== Task objective ==
Copy every line of the listing that holds the string "chart".

== Dataset section ==
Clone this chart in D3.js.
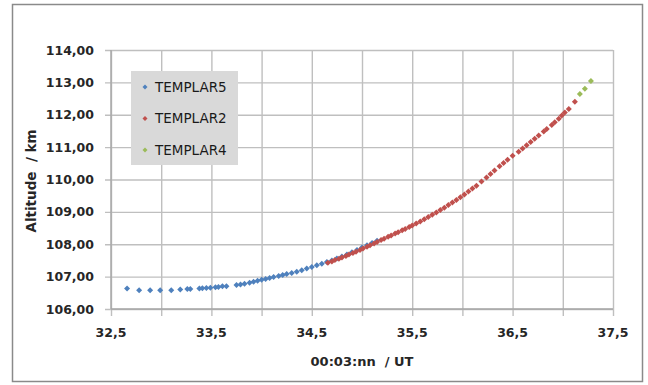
<!DOCTYPE html>
<html>
<head>
<meta charset="utf-8">
<script src="https://cdn.jsdelivr.net/npm/d3@7"></script>
<style>
  body { margin: 0; background: #fff; }
  svg { display: block; font-family: "DejaVu Sans", sans-serif; }
</style>
</head>
<body>
<svg id="chart" width="648" height="385"></svg>
<script>
// TEMPLAR5 (blue)
const t5_x = [32.66, 32.78, 32.89, 32.99, 33.10, 33.19, 33.26, 33.29, 33.38, 33.41, 33.45, 33.49,
  33.54, 33.57, 33.61, 33.65, 33.75, 33.79, 33.83, 33.88, 33.92, 33.96, 34.00, 34.04, 34.08,
  34.12, 34.17, 34.21, 34.25, 34.30, 34.35, 34.40, 34.45, 34.50, 34.55, 34.60, 34.65, 34.70,
  34.75, 34.80, 34.85, 34.90, 34.95, 35.00, 35.05, 35.10, 35.15];
const t5_y = [106.63, 106.58, 106.58, 106.58, 106.58, 106.60, 106.62, 106.62, 106.63, 106.64,
  106.65, 106.66, 106.67, 106.68, 106.70, 106.70, 106.74, 106.76, 106.78, 106.81, 106.84, 106.87,
  106.90, 106.93, 106.96, 106.99, 107.02, 107.05, 107.08, 107.11, 107.15, 107.20, 107.25, 107.30,
  107.35, 107.40, 107.45, 107.50, 107.56, 107.62, 107.68, 107.75, 107.82, 107.90, 107.97, 108.04,
  108.11];

// TEMPLAR2 (red)
const t2_x = [34.66, 34.70, 34.73, 34.77, 34.80, 34.84, 34.87, 34.91, 34.94, 34.98, 35.01, 35.05,
  35.08, 35.12, 35.15, 35.19, 35.22, 35.26, 35.29, 35.33, 35.36, 35.40, 35.43, 35.47, 35.50,
  35.54, 35.58, 35.62, 35.66, 35.70, 35.74, 35.78, 35.82, 35.86, 35.90, 35.94, 35.98, 36.02,
  36.06, 36.10, 36.14, 36.19, 36.24, 36.28, 36.32, 36.37, 36.41, 36.45, 36.50, 36.56, 36.60,
  36.64, 36.68, 36.72, 36.76, 36.81, 36.84, 36.89, 36.92, 36.96, 36.99, 37.02, 37.06, 37.12];
const t2_y = [107.43, 107.47, 107.51, 107.55, 107.59, 107.64, 107.68, 107.73, 107.77, 107.82,
  107.87, 107.92, 107.97, 108.02, 108.07, 108.13, 108.17, 108.23, 108.27, 108.33, 108.37, 108.43,
  108.47, 108.53, 108.58, 108.64, 108.70, 108.77, 108.84, 108.91, 108.98, 109.06, 109.13, 109.21,
  109.29, 109.37, 109.45, 109.54, 109.63, 109.72, 109.81, 109.94, 110.06, 110.17, 110.28, 110.41,
  110.51, 110.61, 110.73, 110.86, 110.96, 111.06, 111.16, 111.26, 111.36, 111.48, 111.56, 111.68,
  111.77, 111.88, 111.98, 112.07, 112.18, 112.40];

// TEMPLAR4 (green)
const t4_x = [37.17, 37.22, 37.28];
const t4_y = [112.64, 112.80, 113.04];

const series_names = ["TEMPLAR5", "TEMPLAR2", "TEMPLAR4"];
const series_colors = ["#4f81bd", "#c0504d", "#9bbb59"];

const x_grid = [32.5, 33, 33.5, 34, 34.5, 35, 35.5, 36, 36.5, 37, 37.5];
const x_labels = ["32,5", "33,5", "34,5", "35,5", "36,5", "37,5"];
const y_ticks = [106, 107, 108, 109, 110, 111, 112, 113, 114];

const margin = {top: 50, right: 35, bottom: 76, left: 111};
const width = 648 - margin.left - margin.right;
const height = 385 - margin.top - margin.bottom;

const svg = d3.select("#chart");

// outer frame
svg.append("rect")
  .attr("x", 12.5).attr("y", 4.5)
  .attr("width", 630).attr("height", 377)
  .attr("fill", "none")
  .attr("stroke", "#8a8a8a")
  .attr("stroke-width", 1.5);

let x = d3.scaleLinear().domain([32.5, 37.5]).range([0, width]);
let y = d3.scaleLinear().domain([106, 114]).range([height, 0]);

let g = svg.append("g")
  .attr("transform", "translate(" + margin.left + "," + margin.top + ")");

const gridColor = "#bfbfbf";

// gridlines + ticks
g.append("g")
  .attr("transform", "translate(0," + height + ")")
  .call(d3.axisBottom(x).tickValues(x_grid).tickSize(-height).tickFormat(""))
  .call(a => a.select(".domain").remove())
  .call(a => a.selectAll("line").attr("stroke", gridColor).attr("stroke-width", 1.4)
    .attr("y1", 7));

g.append("g")
  .call(d3.axisLeft(y).tickValues(y_ticks).tickSize(-width).tickFormat(""))
  .call(a => a.select(".domain").remove())
  .call(a => a.selectAll("line").attr("stroke", gridColor).attr("stroke-width", 1.4)
    .attr("x1", -6));

// axis lines
g.append("line").attr("x1", 0).attr("x2", 0).attr("y1", 0).attr("y2", height)
  .attr("stroke", "#a6a6a6").attr("stroke-width", 1.4);
g.append("line").attr("x1", 0).attr("x2", width).attr("y1", height).attr("y2", height)
  .attr("stroke", "#a6a6a6").attr("stroke-width", 1.4);

// tick labels
g.append("g").selectAll("text")
  .data(y_ticks)
  .enter().append("text")
  .attr("x", -17)
  .attr("y", d => y(d))
  .attr("dy", "0.36em")
  .attr("text-anchor", "end")
  .attr("font-size", 12.5)
  .attr("font-weight", "bold")
  .attr("fill", "#262626")
  .text(d => d3.format(".2f")(d).replace(".", ","));

g.append("g").selectAll("text")
  .data(x_labels)
  .enter().append("text")
  .attr("x", d => x(+d.replace(",", ".")))
  .attr("y", height + 28)
  .attr("text-anchor", "middle")
  .attr("font-size", 12.5)
  .attr("font-weight", "bold")
  .attr("fill", "#262626")
  .text(d => d);

// axis titles
svg.append("text")
  .attr("x", margin.left + width / 2)
  .attr("y", 366)
  .attr("text-anchor", "middle")
  .attr("font-size", 13)
  .attr("font-weight", "bold")
  .attr("fill", "#262626")
  .attr("xml:space", "preserve")
  .text("00:03:nn  / UT");

svg.append("text")
  .attr("transform", "translate(36,181) rotate(-90)")
  .attr("text-anchor", "middle")
  .attr("font-size", 13.5)
  .attr("font-weight", "bold")
  .attr("fill", "#262626")
  .attr("xml:space", "preserve")
  .text("Altitude  / km");

function diamond(r) {
  return "M0," + (-r) + "L" + r + ",0L0," + r + "L" + (-r) + ",0Z";
}

const all_series = [
  {xs: t5_x, ys: t5_y},
  {xs: t2_x, ys: t2_y},
  {xs: t4_x, ys: t4_y}
];

all_series.forEach(function(s, i) {
  let pts = s.xs.map((v, j) => [v, s.ys[j]]);
  g.append("g").selectAll("path")
    .data(pts)
    .enter().append("path")
    .attr("d", diamond(3))
    .attr("transform", d => "translate(" + x(d[0]) + "," + y(d[1]) + ")")
    .attr("fill", series_colors[i]);
});

// legend
let legend = svg.append("g").attr("transform", "translate(131,71)");
legend.append("rect")
  .attr("width", 107).attr("height", 94)
  .attr("fill", "#d9d9d9");
series_names.forEach(function(name, i) {
  let row = legend.append("g").attr("transform", "translate(0," + (16 + i * 31.5) + ")");
  row.append("path")
    .attr("d", diamond(2.5))
    .attr("transform", "translate(14,0)")
    .attr("fill", series_colors[i]);
  row.append("text")
    .attr("x", 24)
    .attr("dy", "0.36em")
    .attr("font-size", 13.5)
    .attr("fill", "#1a1a1a")
    .text(name);
});
</script>
</body>
</html>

== Expected output ==
Clone this chart in D3.js.
<svg id="chart" width="648" height="385"></svg>
const svg = d3.select("#chart");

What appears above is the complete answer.